Contact tracing, a core disease control measure employed by local and state health department personnel for decades, is a key strategy for preventing further spread of COVID-19 by interrupting spread, preventing outbreaks and ensuring appropriate treatment for someone who has contracted COVID-19.
The State of Florida Department of Health, which implements programs for the prevention, control and reporting of communicable diseases of public health significance, may also use the test result as part of a testing and contact tracing program. The COVID-19 pandemic is a communicable disease of public health significance.
Apart from the direct uses of test results described on this website, access to an individual’s test sample and results will be held in a confidential manner by UF Health in a secure database and/or by the State of Florida Department of Health.
How Contact Tracing Works
- A person with a suspected or confirmed infection is identified.
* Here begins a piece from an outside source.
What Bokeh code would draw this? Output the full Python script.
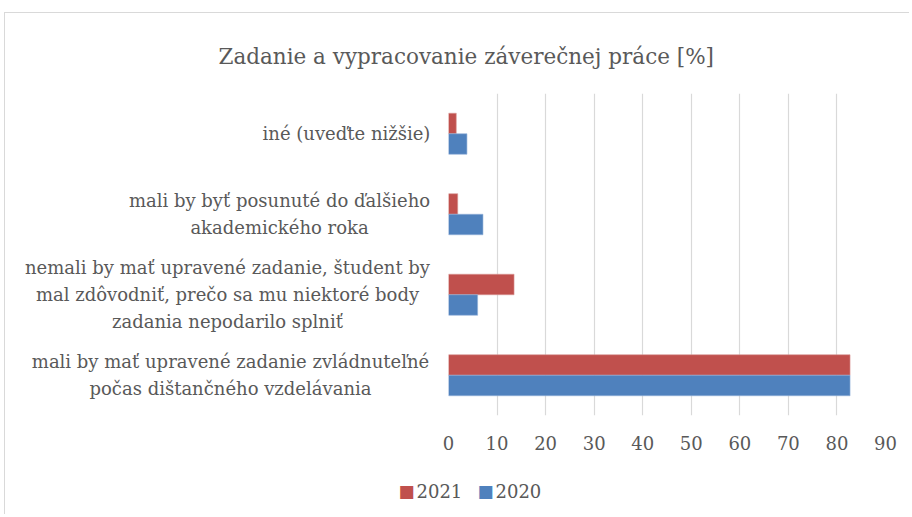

- Public health staff work with the person to help them recall everyone with whom they have had close contact during the timeframe while they may have been infectious.
- Public health staff then warn these exposed individuals (contacts) of their potential exposure as rapidly and as sensitively as possible, but do not share the identity of the person who tested positive.
To protect privacy, contacts are only informed that they may have been exposed to a person with the infection. They are not told the identity of the person who may have exposed them.
What Should a Contact Do?
Contacts are provided with education, information and support to:
- Understand their risk
- Learn how to separate themselves from others who are not exposed
- Learn how to monitor themselves for illness, and
- Understand the possibility that they could spread the infection to others, even if they themselves do not feel ill (this is called being asymptomatic).
Contacts are encouraged to stay home and maintain physical distance from others (at least 6 feet) until 14 days after they were last exposed to the sick person, in case they also become ill. They should monitor themselves by checking their temperature twice daily and watching for cough or shortness of breath. To the extent possible, public health staff will check in with contacts to make sure they are self-monitoring and have not developed symptoms.